There must be two square bracket pairs and text in the first one of them for this to happen. this is stopped, when the previous inline code (doesn't matter how many lines prior) is separated from this text by an empty line.

MDeiml commented 1 year ago

I did some digging and discovered that this is related to a discussion I already had in the tree-sitter repo: https://github.com/tree-sitter/tree-sitter/discussions/1546

Basically tree-sitter consumes files one token at a time and as such sometimes has to track multiple different interpretations of the input at the same time. In tree-sitter this is called "conflicts". Usually it is suggested to avoid this behavior, but as markdown has very weird syntax that is not possible for this parser.

The problem now arises when the parser has to track too many interpretations at the same time. In this case it throws away the interpretation it considers "worst". For the input

`a` b `[c][]`

it gets until the last ] before it throws away the "correct" interpretation. At that point the input it has seen so far is

`a` b `[c][]

so the syntax highlighting you're getting makes sense for that input.

I don't know of any easy way to solve this without changes in tree-sitter itself, as such the possible solutions are:

  1. Avoid "conflicts" for code spans, e.g. by parsing ahead until the closing `. (Probably fast, but output might be less correct)
  2. Change tree-sitter to be able to configure the maximum number of branches i.e. "interpretations" (Slower but more correct)

I'm going to try implementing strategy 1. and see if I can get it to work, but maybe @maxbrunsfeld could comment?

maxbrunsfeld commented 1 year ago

Yeah, I think it would sense to match all inline delimiters by scanning ahead. That should be pretty fast, and allow the actual parsing process to be simpler, since there won’t be constant ambiguity.
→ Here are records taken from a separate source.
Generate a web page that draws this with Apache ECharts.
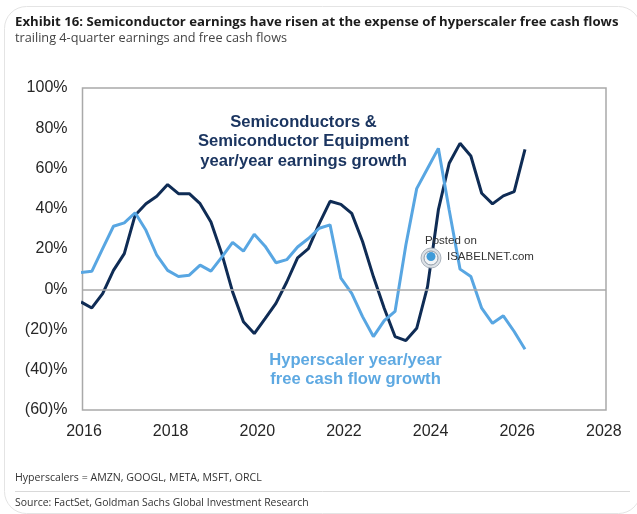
<!DOCTYPE html>
<html>
<head>
<meta charset="utf-8">
<style>html,body{margin:0;padding:0;background:#fff}#chart{width:637px;height:514px}</style>
<script src="https://cdn.jsdelivr.net/npm/echarts@6/dist/echarts.min.js"></script>
</head>
<body>
<div id="chart"></div>
<script>
// Year position of each trailing-quarter reading
const quarters = [2015.93,2016.18,2016.43,2016.68,2016.93,2017.18,2017.43,2017.68,2017.93,2018.18,2018.43,2018.68,2018.93,
  2019.18,2019.43,2019.68,2019.93,2020.18,2020.43,2020.68,2020.93,2021.18,2021.43,2021.68,2021.93,2022.18,2022.43,2022.68,
  2022.93,2023.18,2023.43,2023.68,2023.93,2024.18,2024.43,2024.68,2024.93,2025.18,2025.43,2025.68,2025.93,2026.18];
// Year/year earnings growth, semiconductors and equipment (%)
const semis = [-6.3,-9.3,-2.2,9.4,17.7,36.8,42.5,46.2,52,47.5,47.5,42.5,33.4,17.7,-1.3,-16.2,-22,-14.6,-7,3.6,15.6,20.2,32.6,
  43.7,42.2,37.7,23.7,6.3,-9.4,-23.5,-25.5,-19.4,1.3,39.4,62.6,72.5,66.2,47.7,42.4,46.4,48.5,69.5];
// Year/year free cash flow growth, hyperscalers (%)
const hyperscaler = [8.3,8.9,20.2,31.3,33,38,29.3,16.9,9.4,6.3,7,12,9,16,23.3,18.9,27.3,21.4,13.2,14.7,21,25.2,30.3,
  32,5.5,-2,-13.6,-23.5,-15.6,-11,22,50,60,70,39.4,10,6.3,-9.4,-16.9,-13.2,-21,-29.8];
const yearTicks = [2016,2018,2020,2022,2024,2026,2028];

const NAVY = '#0f2c55', SKY = '#58a6e2', ARIAL = '"Liberation Sans", Arial, sans-serif', BODY = '"Open Sans", sans-serif';
const pairs = v => v.map((y, i) => [quarters[i], y]);

function caption(x, y, text, font, color, align) {
  return { type: 'text', x, y, z: 20, style: { text, font, fill: color, align: align || 'left', verticalAlign: 'middle' } };
}

const chart = echarts.init(document.getElementById('chart'), null, { renderer: 'canvas' });
chart.setOption({
  animation: false,
  backgroundColor: '#fff',
  grid: { left: 82.5, top: 88, width: 523.5, height: 322, show: true, borderColor: '#a9a9a9', borderWidth: 1.5, backgroundColor: 'transparent' },
  xAxis: {
    type: 'value', min: 2015.965, max: 2028.05,
    axisLine: { show: false }, axisTick: { show: false }, splitLine: { show: false },
    axisLabel: { customValues: yearTicks, formatter: v => String(Math.round(v)), color: '#262626', fontFamily: ARIAL, fontSize: 16, margin: 14 }
  },
  yAxis: {
    type: 'value', min: -60, max: 100, interval: 20,
    axisLine: { show: false }, axisTick: { show: false }, splitLine: { show: false },
    axisLabel: { formatter: v => v < 0 ? '(' + (-v) + ')%' : v + '%', color: '#262626', fontFamily: ARIAL, fontSize: 16, margin: 15, padding: [4, 0, 0, 0] }
  },
  series: [
    { name: 'Semiconductors', type: 'line', data: pairs(semis), symbol: 'none', smooth: false, z: 3,
      lineStyle: { color: NAVY, width: 3 },
      markLine: { silent: true, symbol: 'none', label: { show: false }, lineStyle: { color: '#a9a9a9', width: 1.5, type: 'solid' }, data: [{ yAxis: 0 }] } },
    { name: 'Hyperscalers', type: 'line', data: pairs(hyperscaler), symbol: 'none', smooth: false, z: 4,
      lineStyle: { color: SKY, width: 3 } }
  ],
  graphic: [
    { type: 'rect', z: -1, shape: { x: 4.5, y: 6.5, width: 636, height: 507, r: 22 }, style: { fill: '#fff', stroke: '#e4e4e4', lineWidth: 1 } },
    caption(15, 22, 'Exhibit 16: Semiconductor earnings have risen at the expense of hyperscaler free cash flows', 'bold 13.2px ' + BODY, '#1c1c1c'),
    caption(15, 38.5, 'trailing 4-quarter earnings and free cash flows', '12.7px ' + BODY, '#444'),
    caption(303.5, 122, 'Semiconductors &', 'bold 16.6px ' + ARIAL, '#1b3560', 'center'),
    caption(303.5, 141, 'Semiconductor Equipment', 'bold 16.6px ' + ARIAL, '#1b3560', 'center'),
    caption(303.5, 161, 'year/year earnings growth', 'bold 16.6px ' + ARIAL, '#1b3560', 'center'),
    caption(355.5, 360.5, 'Hyperscaler year/year', 'bold 16.6px ' + ARIAL, '#5ea9e2', 'center'),
    caption(355.5, 379.5, 'free cash flow growth', 'bold 16.6px ' + ARIAL, '#5ea9e2', 'center'),
    caption(425, 240.5, 'Posted on', '11.5px ' + ARIAL, '#333'),
    caption(447, 256.5, 'ISABELNET.com', '11.5px ' + ARIAL, '#333'),
    { type: 'circle', z: 19, shape: { cx: 431, cy: 258, r: 10 }, style: { fill: '#dde2e7', stroke: '#aab3bd', lineWidth: 1 } },
    { type: 'circle', z: 19, shape: { cx: 431, cy: 258, r: 7 }, style: { fill: '#f2f4f6', stroke: '#8f9aa6', lineWidth: 1 } },
    { type: 'circle', z: 19, shape: { cx: 431, cy: 256.5, r: 4.5 }, style: { fill: '#3f9bd8' } },
    { type: 'line', z: 20, shape: { x1: 15, y1: 491.5, x2: 630, y2: 491.5 }, style: { stroke: '#d9d9d9', lineWidth: 1 } },
    caption(15, 477.5, 'Hyperscalers = AMZN, GOOGL, META, MSFT, ORCL', '10.6px ' + BODY, '#333'),
    caption(15, 503.5, 'Source: FactSet, Goldman Sachs Global Investment Research', '10.45px ' + BODY, '#333')
  ]
});
</script>
</body>
</html>
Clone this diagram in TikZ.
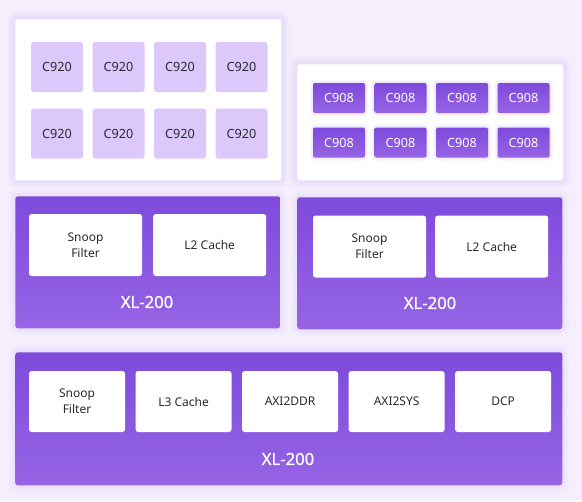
\documentclass[tikz,border=0pt]{standalone}
\usepackage{fontspec}
\setmainfont{Noto Sans}
\newfontfamily\xlfont[FakeBold=0.8]{Noto Sans}
\definecolor{XLtop}{HTML}{7E4ADC}
\definecolor{XLbot}{HTML}{9664E4}
\definecolor{Clight}{HTML}{DCC8FB}
\definecolor{BGlav}{HTML}{F5EFFD}
\definecolor{Halo}{HTML}{DCC8F8}
\definecolor{TXdark}{HTML}{2A2A30}
\usetikzlibrary{positioning}

\begin{document}
\begin{tikzpicture}[
  x=0.75pt,y=-0.75pt,
  panel/.style={rounded corners=2pt,minimum width=199.5pt,anchor=north west,inner sep=0pt},
  whitepanel/.style={panel,fill=white,
    preaction={draw=Halo,line width=12pt,opacity=0.12},
    preaction={draw=Halo,line width=8pt,opacity=0.15},
    preaction={draw=Halo,line width=4pt,opacity=0.2}},
  xlpanel/.style={panel,top color=XLtop,bottom color=XLbot,
    preaction={draw=Halo,line width=10pt,opacity=0.15},
    preaction={draw=Halo,line width=5pt,opacity=0.2}},
  bigcore/.style={fill=Clight,rounded corners=2pt,minimum width=39pt,minimum height=37.5pt,
    inner sep=0pt,text=TXdark,font=\fontsize{9.5}{11}\selectfont},
  smallcore/.style={top color=XLtop,bottom color=XLbot,rounded corners=1.5pt,minimum width=39pt,
    minimum height=22.5pt,inner sep=0pt,text=white,font=\fontsize{9.5}{11}\selectfont,
    preaction={draw=Halo,line width=5pt,opacity=0.15},
    preaction={draw=Halo,line width=2.5pt,opacity=0.25}},
  unitbox/.style={fill=white,rounded corners=2pt,minimum width=84.75pt,minimum height=46.5pt,
    inner sep=0pt,align=center,text=TXdark,font=\fontsize{9}{12}\selectfont},
  wideunit/.style={unitbox,minimum width=72pt,minimum height=45.75pt},
  xllabel/.style={text=white,font=\xlfont\fontsize{12.5}{14}\selectfont}
]
\fill[BGlav] (0,0) rectangle (582,501);
\useasboundingbox (0,0) rectangle (582,501);

% panels
\node[whitepanel,minimum height=120.75pt] (bigpanel) at (15,19) {};
\node[whitepanel,minimum height=87pt] (smallpanel) at (297,64) {};
\node[xlpanel,minimum width=198.75pt,minimum height=99pt] (xlleft) at (15,196) {};
\node[xlpanel,minimum width=198.75pt,minimum height=99pt] (xlright) at (297,197) {};
\node[xlpanel,minimum width=410.25pt,minimum height=99.75pt] (xlbottom) at (15,352) {};

% C920 cluster
\node[bigcore] (c1) at (57,67) {C920};
\node[bigcore,right=6.75pt of c1] (c2) {C920};
\node[bigcore,right=6.75pt of c2] (c3) {C920};
\node[bigcore,right=6.75pt of c3] (c4) {C920};
\node[bigcore,below=12pt of c1] (c5) {C920};
\node[bigcore,right=6.75pt of c5] (c6) {C920};
\node[bigcore,right=6.75pt of c6] (c7) {C920};
\node[bigcore,right=6.75pt of c7] (c8) {C920};

% C908 cluster
\node[smallcore] (d1) at (339,98) {C908};
\node[smallcore,right=6.75pt of d1] (d2) {C908};
\node[smallcore,right=6.75pt of d2] (d3) {C908};
\node[smallcore,right=6.75pt of d3] (d4) {C908};
\node[smallcore,below=10.5pt of d1] (d5) {C908};
\node[smallcore,right=6.75pt of d5] (d6) {C908};
\node[smallcore,right=6.75pt of d6] (d7) {C908};
\node[smallcore,right=6.75pt of d7] (d8) {C908};

% interconnects
\node[unitbox] (snoopL) at (85.5,245) {Snoop\\Filter};
\node[unitbox,right=8pt of snoopL] (l2L) {L2 Cache};
\node[xllabel] (xlL) at (147,302) {XL-200};

\node[unitbox] (snoopR) at (369.5,246.5) {Snoop\\Filter};
\node[unitbox,right=6.5pt of snoopR] (l2R) {L2 Cache};
\node[xllabel] (xlR) at (430,303) {XL-200};

\node[wideunit] (snoopB) at (77,401.5) {Snoop\\Filter};
\node[wideunit,right=7.5pt of snoopB] (l3B) {L3 Cache};
\node[wideunit,right=7.5pt of l3B] (ddrB) {AXI2DDR};
\node[wideunit,right=7.5pt of ddrB] (sysB) {AXI2SYS};
\node[wideunit,right=7.5pt of sysB] (dcpB) {DCP};
\node[xllabel] (xlB) at (288,459) {XL-200};
\end{tikzpicture}
\end{document}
MDeiml commented 1 year ago

Thanks for the quick answer! Sadly scanning ahead is only (easily) possible for code spans, because other elements like emphasis have weird nesting rules. But I'm going to attempt this approach for code spans then :+1:

litoj commented 1 year ago

If this is what was the update in nvim-treesitter markdown parser, than it doesn't work, at least for me. But I will wait a week and than make a report again, in case it still appears, just to give guys at nvim-TS enough time to be sure it was updated, though it would seem to have happened already.

MDeiml commented 1 year ago

Thanks for the quick feedback. I don't think it has updated to this change yet. As I understand it, it always tracks the newest "github release" (this fix is present only in v0.1.5, which I published just now).

litoj commented 1 year ago

Oh, ok, thanks for the explanation. And also for the fix.